Núria Güell. Crimen y castigo, 2017.
En junio de 2017 la artista Núria Güell fue invitada a impartir unas charlas sobre “arte político” en el Centro Cultural de España en San José de Costa Rica. A diferencia de otras invitaciones desde tantas otras partes del mundo, en las que la estadía en cuestión contemplaba la producción de un nuevo trabajo, en esta ocasión solo se trataba de animar unos encuentros para platicar y compartir ideas en torno al activismo político y las prácticas artísticas. La trayectoria de Núria Güell avalaba sin ninguna duda la oportunidad de la convocatoria. El éxito del encuentro estaba asegurado de antemano: distintos agentes del mundo del arte contemporáneo en el contexto tico tendrían la oportunidad de dar rienda suelta a sus consideraciones sobre el artivismo con una interlocutora sancionada de forma unánime por la esfera del arte. Sin embargo, a pesar de la placidez garantizada que ofrecía este contexto un tanto autocomplaciente, el encuentro se cerró mediante un desvío ideado para clamar aquello de que las ideas dominantes ya no son las propias de la clase materialmente dominante . En efecto, durante el evento de clausura de la residencia y para mayor sorpresa de los invitados, irrumpieron en la fiesta distintos grupos de presidiarios para amenizar la velada con unas coloridas coreografías de baile. Los números musicales no estaban improvisados ni formaban parte de una original estrategia de fuga. Mucho más banal : se trataba de grupos de presos inscritos a programas penitenciarios de reinserción mediante “actividades y talleres culturales”. Todo en orden. Sólo se trataba de un sorpresa pensada y organizada por parte de la artista para cerrar el encuentro sobre arte político. En esa situación, la colectividad artística, entre vinos y sonrisas ad hoc, no podía más que celebrar y aplaudir la iniciativa. Pero ¿qué iniciativa era en realidad la que producía ese beneplácito general?; ¿la ocurrencia de la artista que permitía cerrar el taller con una ilustración adecuada al guión?; ¿la política gubernamental que certificaba su apuesta por la cultura como herramienta de reinserción?; o todavía más complejo, ¿la inmediatez con la que se encarnaba la paradoja entre un ideario estético determinado y su correlato en el mundo real incapaz de trascender sus expectativas más allá de una velada de comunión artificial?

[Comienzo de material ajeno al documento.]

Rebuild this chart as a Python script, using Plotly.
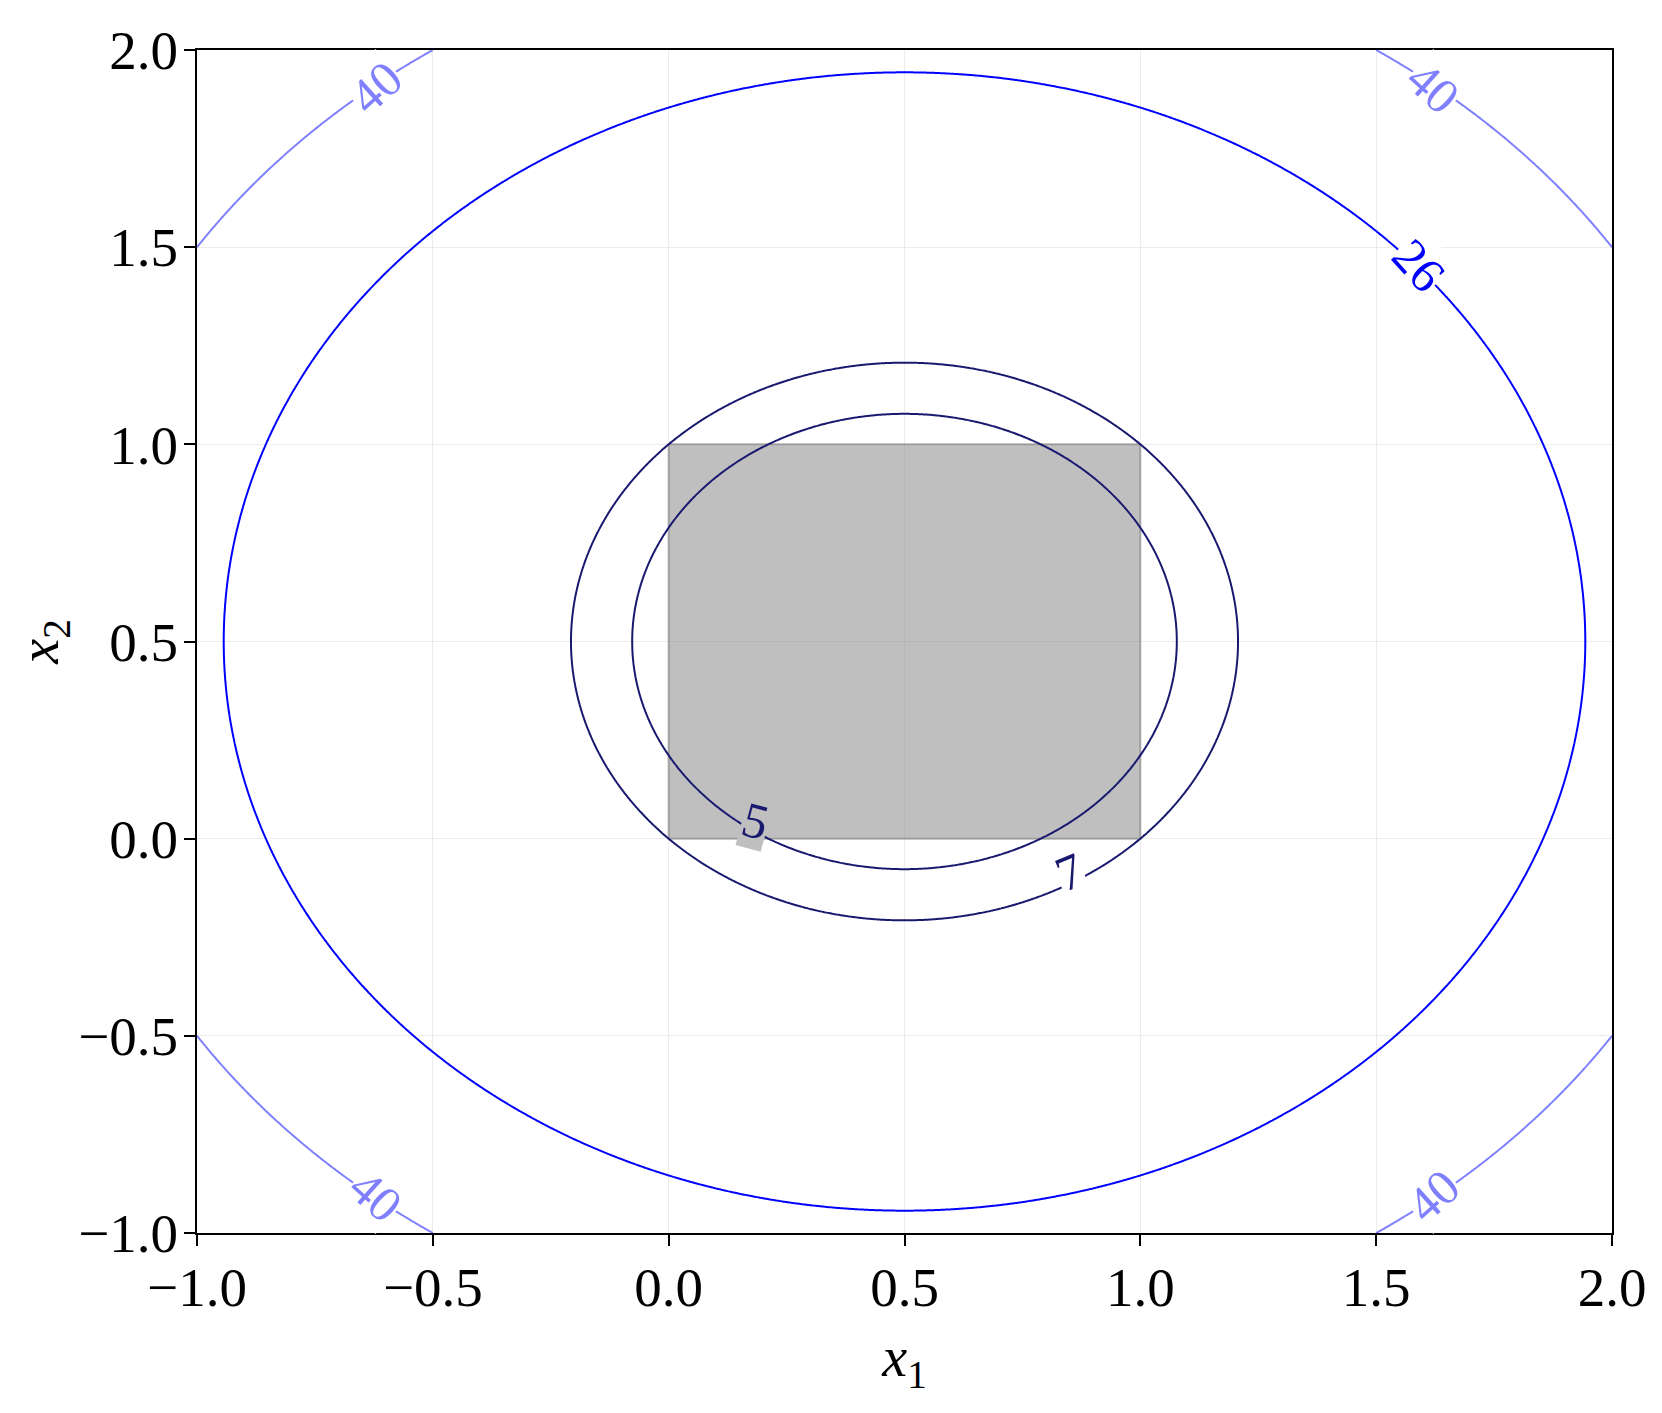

Los interrogantes que podrían proyectarse sobre Crimen y castigo son numerosas. Entre ellos, incluso cabría preguntarse de forma legítima si nos hallamos frente a un proyecto artístico o, por el contrario, sólo se trata del documento que certifica, ya no una acción, sino una situación. Poco importa; o mucho. Esta es la cuestión. Si nos ahondamos en esta tesitura de problemas, se supone que hemos de ser capaces de hilvanar ideas brillantes y ricas en matices sobre la dimensión y eficacia política del arte, hasta tal grado de excelencia que incluso podríamos ser los invitados a una reedición del encuentro; en su lugar y por el contrario, si nos ahorramos ese tipo de debates sectoriales, la realidad de la situación generada durante la velada conserva toda su tensión esencial sin oscurecerse a la sombra de veleidades retóricas al imponerse la presencia de unos cuerpos en reinserción. La situación creada está entonces condenada a mantener siempre abierto un reverso que comporta un severo revés a cualquiera que sea la primera clave de interpretación que nos propongamos. Hay vuelta atrás porqué no hay vuelta atrás. Las ideas dominantes – el discurso afín a lo políticamente correcto- pueden ser inequívocamente incorrectas porque permanecen encerradas en este circulo que para nada altera los intereses reales de la clase dominante.